On peut avoir l’impression d’un déchainement de réactions contre nous ; mais nous avons reçu des dizaines et des dizaines de messages de gens qui soutiennent cette initiative, mais qui sont terrifiés par le poids des institutions – l’EHESS, le CNL… – et qui nous disent rester dans l’ombre pour éviter les représailles, des historiens qui aspirent à entrer à l’EHESS, des écrivains qui, par exemple, dépendent d’une aide du CNL, et il y en a beaucoup. De quel côté est la censure ?
Mais nous savons que d’autres initiatives se préparent. Et puis, l’appel collectif que vous mentionnez a été signé par André Téchiné, Thomas Hirschhorn, Sylvie Blocher, Dominque A., Chloe Delaume, Florent Marchet, Lola Lafon, Edmund White, etc. Ce sont des personnalités très importantes et la vie intellectuelle c’est aussi l’affaire des artistes, des écrivains, des cinéastes, etc.

Assiste-t-on avec cette querelle à une sorte de répétition de celle déployée en 2002 autour du livre de Daniel Lindenberg sur les nouveaux réactionnaires ?

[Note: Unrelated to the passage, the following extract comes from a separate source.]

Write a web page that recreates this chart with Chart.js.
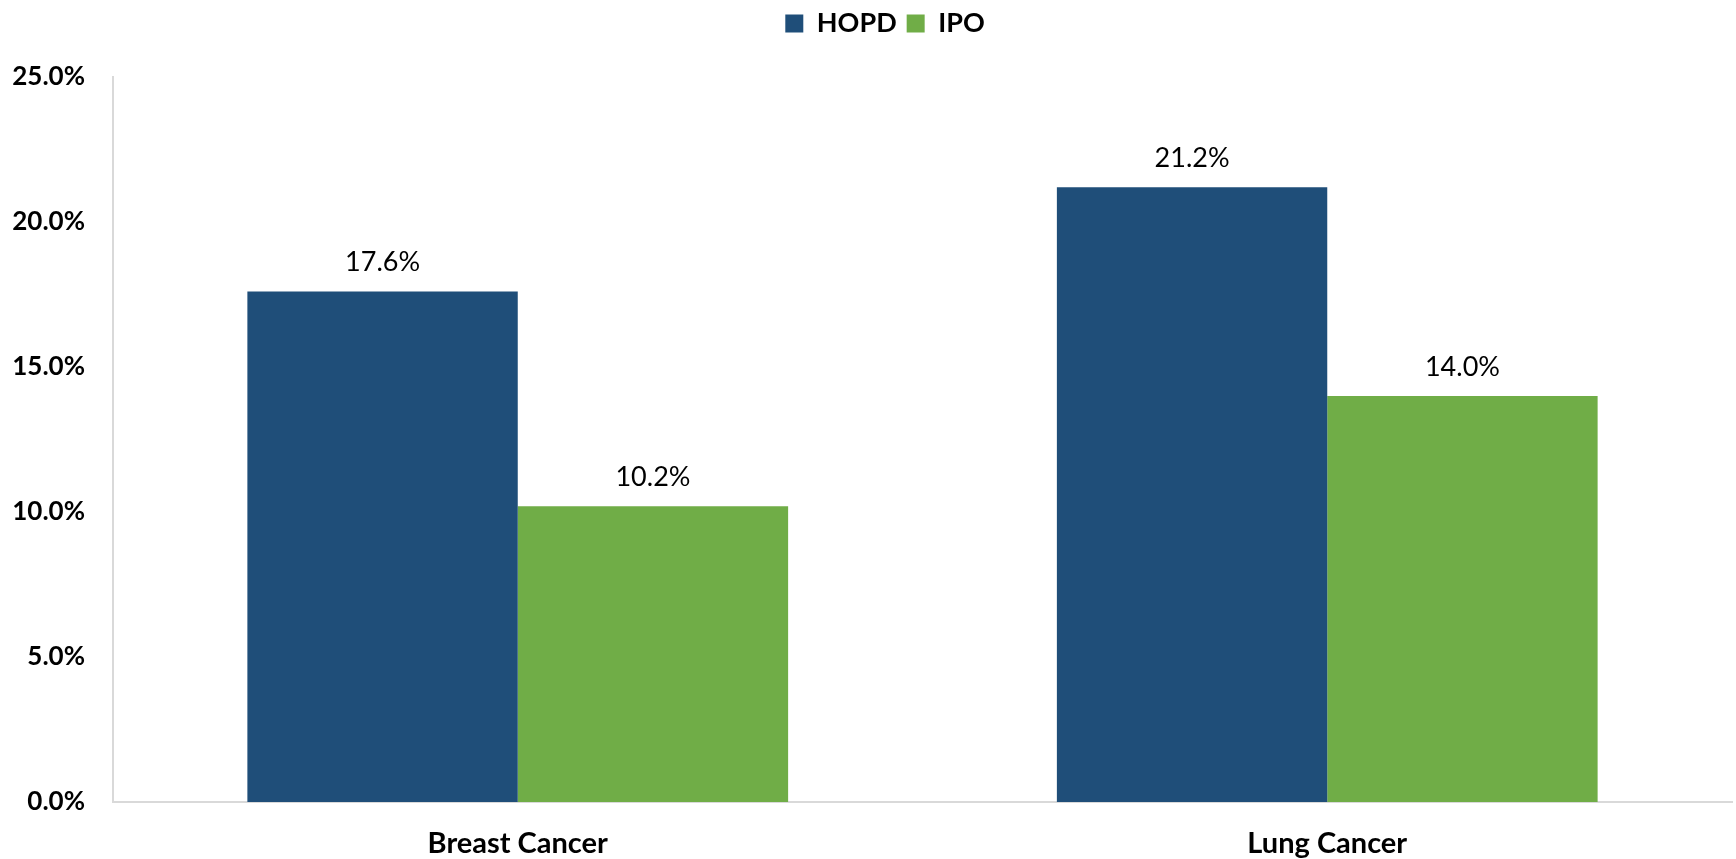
<!DOCTYPE html>
<html>
<head>
<meta charset="utf-8">
<script src="https://cdn.jsdelivr.net/npm/chart.js@4/dist/chart.umd.min.js"></script>
<style>
  html, body { margin: 0; padding: 0; background: #ffffff; }
  #wrap { width: 1736px; height: 859px; position: relative; }
</style>
</head>
<body>
<div id="wrap"><canvas id="c"></canvas></div>
<script>
const categories = ["Breast Cancer", "Lung Cancer"];
const seriesNames = ["HOPD", "IPO"];
const hopdValues = [17.6, 21.2];
const ipoValues = [10.2, 14.0];
const yTickValues = [0, 5, 10, 15, 20, 25];

const FONT = "Lato, 'Open Sans', 'DejaVu Sans', sans-serif";

const valueLabels = {
  id: 'valueLabels',
  afterDatasetsDraw(chart) {
    const ctx = chart.ctx;
    ctx.save();
    ctx.font = "400 27px " + FONT;
    ctx.fillStyle = '#000000';
    ctx.textAlign = 'center';
    ctx.textBaseline = 'middle';
    chart.data.datasets.forEach((ds, di) => {
      const meta = chart.getDatasetMeta(di);
      meta.data.forEach((el, i) => {
        ctx.fillText(ds.data[i].toFixed(1) + '%', el.x, el.y - 29);
      });
    });
    ctx.restore();
  }
};

const legendSpace = {
  id: 'legendSpace',
  beforeLayout(chart) {
    const lg = chart.legend;
    if (lg && !lg._spacePatched) {
      const f = lg.fit.bind(lg);
      lg.fit = function () { f(); this.height += 30; };
      const d = lg.draw.bind(lg);
      lg.draw = function (a) {
        const ctx = this.ctx;
        ctx.save();
        ctx.translate(19, 0);
        d(a);
        ctx.restore();
      };
      lg._spacePatched = true;
    }
  }
};

new Chart(document.getElementById('c'), {
  type: 'bar',
  data: {
    labels: categories,
    datasets: [
      { label: seriesNames[0], data: hopdValues, backgroundColor: '#1F4E79', borderWidth: 0 },
      { label: seriesNames[1], data: ipoValues, backgroundColor: '#70AD47', borderWidth: 0 }
    ]
  },
  options: {
    responsive: true,
    maintainAspectRatio: false,
    animation: false,
    layout: { padding: { left: 0, right: 4, top: 0, bottom: 0 } },
    datasets: { bar: { categoryPercentage: 0.668, barPercentage: 1.0 } },
    plugins: {
      tooltip: { enabled: false },
      legend: {
        position: 'top',
        align: 'center',
        labels: {
          boxWidth: 18,
          boxHeight: 18,
          padding: 10,
          color: '#000000',
          font: { family: FONT, size: 27, weight: 'bold' }
        }
      }
    },
    scales: {
      x: {
        afterFit(scale) { scale.height = 57; },
        grid: { display: false, drawTicks: false },
        border: { display: true, color: '#D9D9D9', width: 2 },
        ticks: {
          color: '#000000',
          padding: 24,
          font: { family: FONT, size: 29, weight: 'bold' }
        }
      },
      y: {
        min: 0,
        max: 25,
        afterBuildTicks(scale) { scale.ticks = yTickValues.map(v => ({ value: v })); },
        afterFit(scale) { scale.width = 113; },
        grid: { display: false, drawTicks: false },
        border: { display: true, color: '#D9D9D9', width: 2 },
        ticks: {
          color: '#000000',
          padding: 28,
          font: { family: FONT, size: 26, weight: 'bold' },
          callback: (v) => Number(v).toFixed(1) + '%'
        }
      }
    }
  },
  plugins: [valueLabels, legendSpace]
});
</script>
</body>
</html>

Non, parce que le livre de Lindenberg était un livre dépolitisant. Il singularisait le problème. Il décrivait quelques cas de réactionnaires ; Notre diagnostic s’inspire des analyses de Didier Eribon dans son livre D’une révolution conservatrice et de ses effets sur la gauche française. C’est une approche plus structurale : quelles sont les forces qui travaillent à convertir des énoncés violents et infériorisants en idées acceptables ?Didier Eribon Revolution
Il a toujours existé des idéologues inquiétants, sommaires, etc. Dès lors, la responsabilité essentielle de leur diffusion incombe nécessairement d’abord à ceux qui les reconnaissent comme des interlocuteurs légitimes, qui construisent leur espace de débat par rapport à eux, qui, au lieu de traiter ce qu’ils expriment comme des symptômes, ou comme du bruit, ou comme du rien, font comme s’il s’agissait d’ « idées » que l’on pouvait discuter, leur accordant ainsi tout ce qu’ils demandent.
Il faudrait se demander comment les intellectuels, notamment de gauche, participent à cette opération de banalisation ? Comment interrompre cette logique à l’oeuvre depuis dix ans afin de commencer à reconstruire la scène intellectuelle ? Ce n’est pas une question de personnes, mais de forces collectives et de participation des intellectuels aux opérations de légitimation. Ne pas aller à Blois, c’est dire : vous pouvez très bien faire des rendez-vous de l’Histoire réactionnaire avec des intellectuels de droite et conservateurs, mais nous ne serons pas là et nous montrerons de quoi il s’agit, c’est à dire tout sauf l’histoire des rebelles.
Notre texte était un appel à la liberté de chacun. Qu’est-ce que la démocratie, qu’est-ce que l’autonomie – et comment radicaliser l’exigence démocratique ? La démocratie, ce n’est pas un espace où l’on doit tous se soumettre aux mêmes questions, mais c’est pouvoir créer ses propres espaces de résistance. C’est cela qui a semblé insupportable aux yeux de certains : le refus de la soumission. Cette soumission qui est presque la condition pour que ces gens soient légitimes : c’est une servitude volontaire généralisée qui est la condition même de l’existence de ces gens qui publient dans Le Débat et autres lieux comparables.

Votre appel à la démission de l’historienne Michelle Perrot de la présidence de l’édition 2014 n’a-t-il pas envenimé la note d’insolence de votre texte ?

La participation de Michelle Perrot à ces Rendez-Vous de l’Histoire est une honte. Elle, qui a écrit sur les opérations qui renvoient les femmes au silence, va présider une manifestation en présence de Marcel Gauchet l’antiféministe. Nous imaginons qu’elle doit être au mieux mal à l’aise du choix que la direction lui a imposé. Nous renouvelons plus que jamais notre appel à sa démission.

Comment appréhendez-vous politiquement la figure du rebelle aujourd’hui ?

On ne peut pas aborder la catégorie des rebelles sans poser la question de l’émancipation et de la critique des différents ordres qui limitent les possibilités d’égalité et de liberté. On est rebelle quand on se situe du côté de la critique des ordres traditionnels, des hiérarchies, des censures, des interdits. Quelqu’un qui manifeste pour restaurer un ordre familial traditionnel, même s’il affronte la police, n’est pas un rebelle. Un rebelle est forcément progressiste, il met en question un ordre donné pour plus de désordre et plus de liberté.